Corporations and their directors and officers face an increased risk of being sued by the Securities and Exchange Commission for aiding and abetting the frauds of other companies, the SEC’s former enforcement chief says.
To be sure, the chances of Congress boosting plaintiffs’ ability to sue on such grounds have dimmed with the loss of a Democratic supermajority in the Senate. But a newly aggressive SEC under chairman Mary Schapiro is likely to pursue aiding-and-abetting actions vigorously, according to Linda Chatman Thomsen, the head of the commission’s enforcement division from 2005 to 2009.
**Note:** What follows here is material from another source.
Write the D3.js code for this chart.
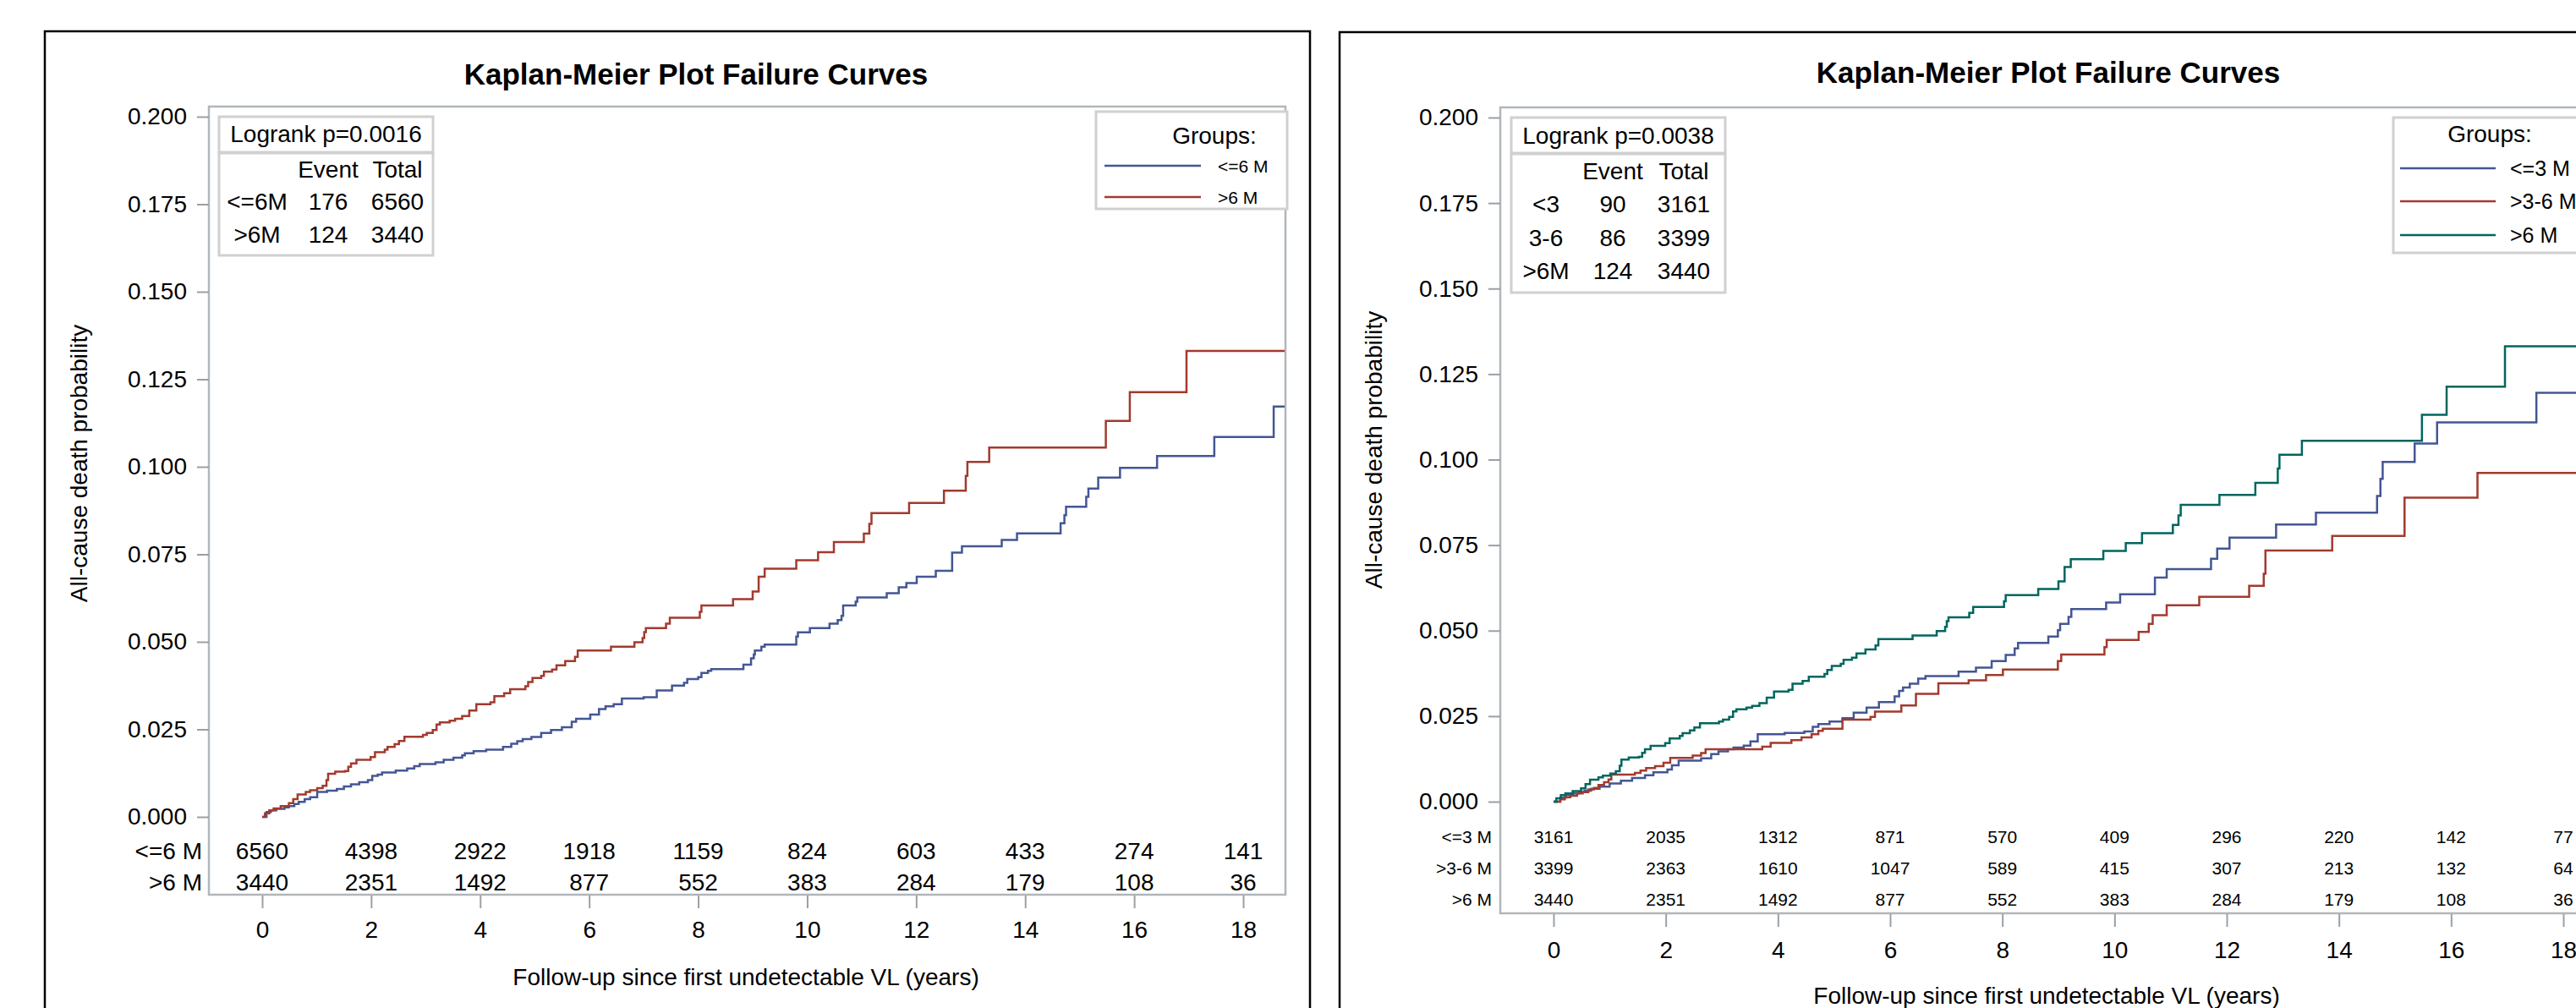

“Regardless of what changes legislatively,” she said at a D&O liability conference in New York last Wednesday, “I would not be surprised, under the appropriate circumstances, to see this commission pushing on aiding and abetting.” In contrast, under previous chairman Christopher Cox there was “pushback” at the SEC against the notion of bringing actions against a broadening scope of companies under the theory, she said.
In July 2009, Sen. Arlen Specter introduced a bill that would amend the U.S. Securities Exchange Act of 1934 “to subject to liability in a private civil action any person that knowingly or recklessly provides substantial assistance to another person (aids and abets)” in the commission of a fraud. If enacted, the bill would greatly expand the number of parties that could be found in violation of securities laws and could make business partnering riskier, observers say.
Such a law became necessary to would-be plaintiffs when the U.S. Supreme Court, in its January 2008 Stoneridge Investment Partners v. Scientific Atlanta decision, threw out the use of the notion of “scheme liability” in shareholder suits against alleged aiders and abettors.
SEC Rule 10b-5, codified under the 1934 act, formed the basis for scheme liability. The rule made it unlawful to “employ any device, scheme, or artifice to defraud.” Employing that theory, the commission has pursued, with varying degrees of intensity over the years, “secondary” actors in frauds: companies that have helped “primary” players cook the books, for example.
At the conference, Thomsen, now a partner in the law firm Davis Polk & Wardwell, recalled her use of the theory in cases the commission brought against Citigroup, JPMorgan Chase, and Merrill Lynch for aiding and abetting in Enron misdeeds. Acknowledging her “distinct bias here,” she went on to assert that “some of the best Enron-related cases were the cases against the banks [that] were brought on aiding-and-abetting theories. I think they probably pushed the envelope — but they pushed the envelope appropriately.”